CBDC is defined as a new form of money, issued digitally by the central bank as a liability and intended to serve as legal tender and designed for retail payments (Mancini-Griffoli et al., 2018). CBDC would be backed by central bank assets. It would be supported by the credibility of the central bank and the rule of law (Panetta, 2018). There are several roles that CDBC can play such as improving the efficiency of the payment system and being an additional tool to control the monetary and financial system. The CBDC is considered as innovation given the fact that it gives access to central bank currencies for the general public1. The design of CBDC is crucial for its implementation success. The principal axes of the design are related to the accessibility, degree of anonymity, free or interest bearing, and centralized or decentralized payment system. From an Islamic perspective, a CBDC Sharia compliant as digital fiat currency is a legal tender. The CBDC is in conformity with the Islamic monetary system considering that money issuance should be done by the State which in return limits the excessive money creation and guarantee the money value stability. The CBDC Sharia compliant is free of interest or PLS-based which is equivalent to the CBDC interest-based in the conventional system.2

In a dual banking system, where Islamic banks3 coexist with conventional banks, central banks need to evaluate the motivations and opportunities of CBDC issuance and determine which CBDC design fulfills the money functions. The impacts of CBDC on banking intermediation and financial stability depend importantly on the CBDC design and switch significance of banks deposit to CBDC but remain an open question given the pros and cons arguments for the CBDC issuance. There is no experience of CBDC which allow to well assess the macroeconomic effects of CBDC (Grym et al., 2017).
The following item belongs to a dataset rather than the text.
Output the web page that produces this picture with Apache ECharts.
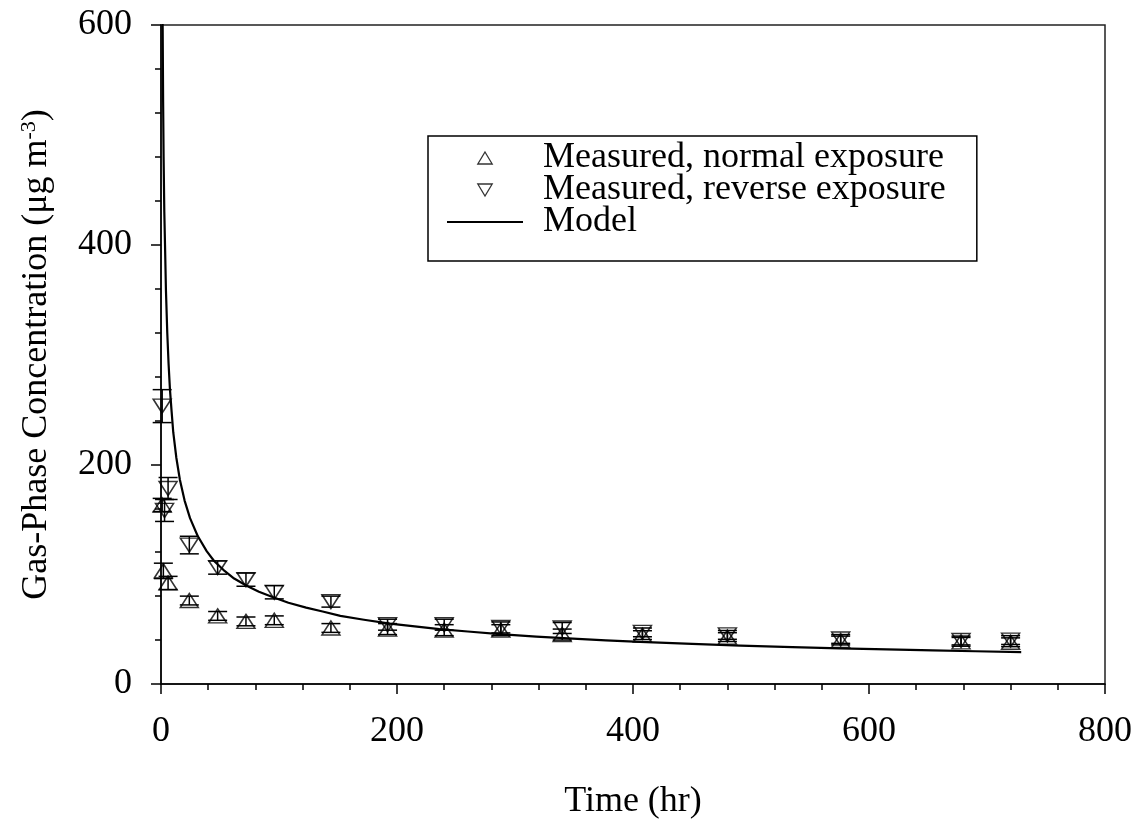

Ward and Rochemont (2019) note that whether an array of models for issuing CBDC is under consideration, a “clear proposal is elusive” and the consequences of CBDC require careful assessment. The extent to which CBDC would impact the banking sector and financial stability remains uncertain and depends on the widespread of the substitution of bank deposit by CBDC (Stevens, 2017), the behaviour of economic agents over time, which probably depends also on the specific attributes of the CBDC (Engert and Fung, 2017; Panetta, 2018). Based on survey study, Barontini and Holden (2019) note that, although a majority of central banks are researching CBDCs, this work is primarily conceptual and only a few central banks intend to issue a CBDC in the short to medium term.